- Film poster
- Directed by: Arun
- Written by: Arun
- Produced by: Vinay Kumar
- Starring: Pavan Teja; Sanam Shetty; Yash Shetty;
- Release date: 13 July 2018;
- Country: India
- Language: Kannada

= Atharva (2018 film) =

2018 film directed by Arun

Atharva is a 2018 Indian Kannada-language action drama film written and directed by Arun. The film stars Pavan Teja and Sanam Shetty in the lead roles. It was released on 13 July 2018.

== Cast ==
- Pavan Teja as Nanda
- Sanam Shetty as Rachita
- Yashwanth Shetty as Maari Mahadeva
- Rangayana Raghu
- Tara

== Production ==
Director Arun had written the story in 2013 and approached producer Vinay Kumar and co-producer Rakshay to support the project.
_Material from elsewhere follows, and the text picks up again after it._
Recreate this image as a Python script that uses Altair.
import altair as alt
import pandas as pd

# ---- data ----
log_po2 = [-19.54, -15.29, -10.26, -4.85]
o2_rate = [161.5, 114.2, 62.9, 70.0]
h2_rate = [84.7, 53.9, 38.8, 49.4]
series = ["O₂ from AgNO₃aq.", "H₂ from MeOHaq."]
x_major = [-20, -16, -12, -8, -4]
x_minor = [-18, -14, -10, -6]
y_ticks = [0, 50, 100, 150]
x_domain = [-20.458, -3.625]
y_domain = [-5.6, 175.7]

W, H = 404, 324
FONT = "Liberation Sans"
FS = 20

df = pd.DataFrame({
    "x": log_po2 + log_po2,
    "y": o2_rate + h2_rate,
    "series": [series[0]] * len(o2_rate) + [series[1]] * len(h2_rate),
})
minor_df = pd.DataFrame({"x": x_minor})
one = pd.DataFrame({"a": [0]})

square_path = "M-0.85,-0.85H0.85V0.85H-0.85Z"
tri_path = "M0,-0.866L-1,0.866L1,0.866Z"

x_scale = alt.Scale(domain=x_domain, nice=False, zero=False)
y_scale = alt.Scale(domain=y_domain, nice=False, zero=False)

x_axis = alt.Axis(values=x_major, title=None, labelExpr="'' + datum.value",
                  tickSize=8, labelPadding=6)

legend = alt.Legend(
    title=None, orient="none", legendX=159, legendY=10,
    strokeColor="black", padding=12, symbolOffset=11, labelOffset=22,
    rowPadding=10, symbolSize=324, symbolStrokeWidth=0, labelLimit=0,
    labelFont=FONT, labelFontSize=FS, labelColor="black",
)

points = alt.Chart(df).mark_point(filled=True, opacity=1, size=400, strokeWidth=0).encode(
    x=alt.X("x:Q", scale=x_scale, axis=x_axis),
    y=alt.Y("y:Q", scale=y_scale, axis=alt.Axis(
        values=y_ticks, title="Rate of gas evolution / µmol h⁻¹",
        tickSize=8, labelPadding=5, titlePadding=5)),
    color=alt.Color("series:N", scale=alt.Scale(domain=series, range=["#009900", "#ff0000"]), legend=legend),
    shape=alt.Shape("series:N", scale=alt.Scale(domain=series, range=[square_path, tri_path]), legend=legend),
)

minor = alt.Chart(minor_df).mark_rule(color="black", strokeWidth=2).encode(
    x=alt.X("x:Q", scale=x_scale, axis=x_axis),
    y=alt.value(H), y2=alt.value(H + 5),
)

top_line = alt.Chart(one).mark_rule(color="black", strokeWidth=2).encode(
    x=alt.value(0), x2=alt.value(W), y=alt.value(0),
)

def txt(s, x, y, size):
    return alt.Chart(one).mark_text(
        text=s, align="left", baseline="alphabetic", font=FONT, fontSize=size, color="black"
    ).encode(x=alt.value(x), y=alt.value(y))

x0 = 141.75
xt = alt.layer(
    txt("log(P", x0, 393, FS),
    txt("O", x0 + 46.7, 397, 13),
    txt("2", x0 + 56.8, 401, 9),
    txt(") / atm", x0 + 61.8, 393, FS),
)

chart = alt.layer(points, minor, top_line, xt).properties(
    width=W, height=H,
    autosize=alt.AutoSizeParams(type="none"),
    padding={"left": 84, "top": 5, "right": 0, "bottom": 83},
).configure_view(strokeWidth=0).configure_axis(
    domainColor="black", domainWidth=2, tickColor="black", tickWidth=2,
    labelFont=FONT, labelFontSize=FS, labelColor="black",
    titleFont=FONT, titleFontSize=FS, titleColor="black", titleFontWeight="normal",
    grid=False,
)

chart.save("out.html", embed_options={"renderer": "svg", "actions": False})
Pavan Teja, a nephew of an actor Arjun Sarja, was cast in the lead role to make his acting debut. Prior to working on the film, he had acted in theatre shows, and readied himself to play three different avatars in the film by losing 15 kilograms. Sanam Shetty, who had appeared in other regional South Indian films, made her first appearance in a Kannada-language project through Atharva. The film was shot for 65 days starting in October 2017 in areas including Bengaluru, Mangaluru, Chickmagaluru, Mandya, and Kanakapura.

== Release and reception ==
The film released on 13 July 2018. A critic from The Times of India noted, "Arun has used the tried-and-tested, love-and-action formula without strong content", giving the film a mixed review. A reviewer from Chitratara.com noted "for the arrival of new hero Pawan Teja and some delectable scenes, this film is worth watching".